Feb 16: Astrid an Huef (Victoria University Wellington)
Twisted groupoid C*-algebras and finite nuclear dimension

Abstract
Let \(E\) be a twist over a principal étale groupoid \(G\). I will talk about the main ideas of joint work with Kristin Courtney, Anna Duwenig, Magdalena Georgescu and Maria Grazia Viola, where we proved that the nuclear dimension of the reduced twisted groupoid \(C^*\)-algebra is bounded by a number depending on the dynamic asymptotic dimension of \(G\) and the topological covering dimension of its unit space. This generalises an analogous theorem by Guentner, Willet and Yu for the \(C^*\)-algebra of \(G\). Our proof uses a reduction to the unital case where \(G\) has compact unit space, via a construction of ``groupoid unitisations'' \(\widetilde{G}\) and \(\widetilde{E}\) of \(G\) and \(E\) such that \(\widetilde{E}\) is a twist over \(\widetilde{G}\).
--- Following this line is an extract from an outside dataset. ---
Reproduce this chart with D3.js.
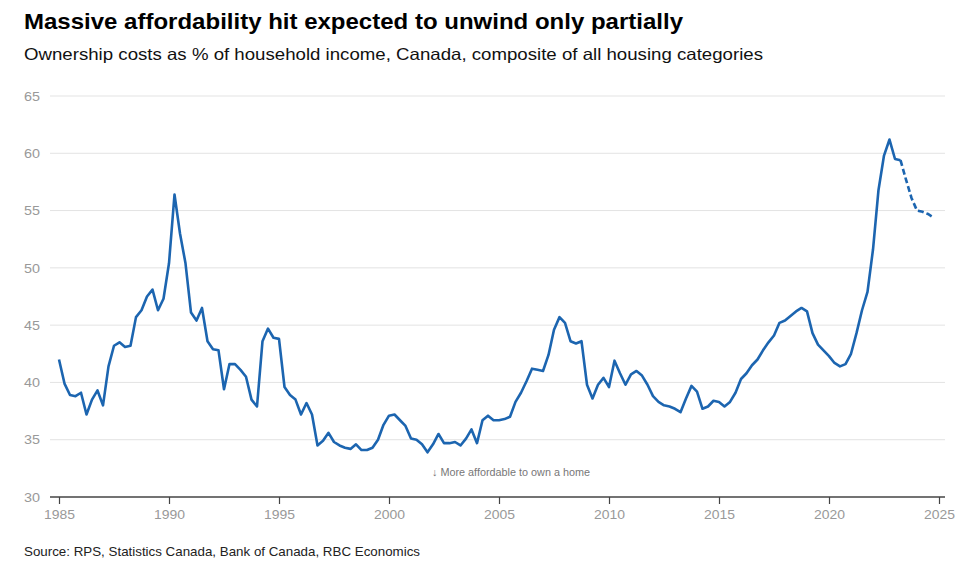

Feb 9: Jonathan Mui (University of Sydney) - Zoom broadcast
Eventual positivity and compactness of operator semigroups

Abstract
One-parameter semigroups of linear operators provide an abstract framework in which to study linear evolution equations on Banach spaces. Moreover, in many applications, we are interested in modelling a quantity which is naturally positive, such as in the context of diffusion equations and population density models. For this reason, we are lead to study positive operators acting on ordered function spaces, in particular Banach lattices (where the order structure is compatible with the norm). The study of semigroups of positive operators on Banach lattices is by now a classic part of the abstract theory of evolution equations. However, much more recently, and motivated by PDE examples, a systematic theory of eventually positive operator semigroups was initiated by Daners, Glück and Kennedy in 2015. The purpose of this talk is to give an accessible survey of recent progress in this topic. Loosely speaking, an eventually positive semigroup yields the solution to a linear evolution equation with the property that if the initial state is positive, then the solution eventually becomes and stays positive after a sufficiently large time \(t>0\). It turns out that compactness plays an essential role in many results about such semigroups. One of my main goals is to highlight the intriguing interplay between the order structure of the underlying space, compactness, convergence, and spectral properties of operator semigroups. Time permitting, I will also mention how some of my PhD work fits into the story, and outline some open problems.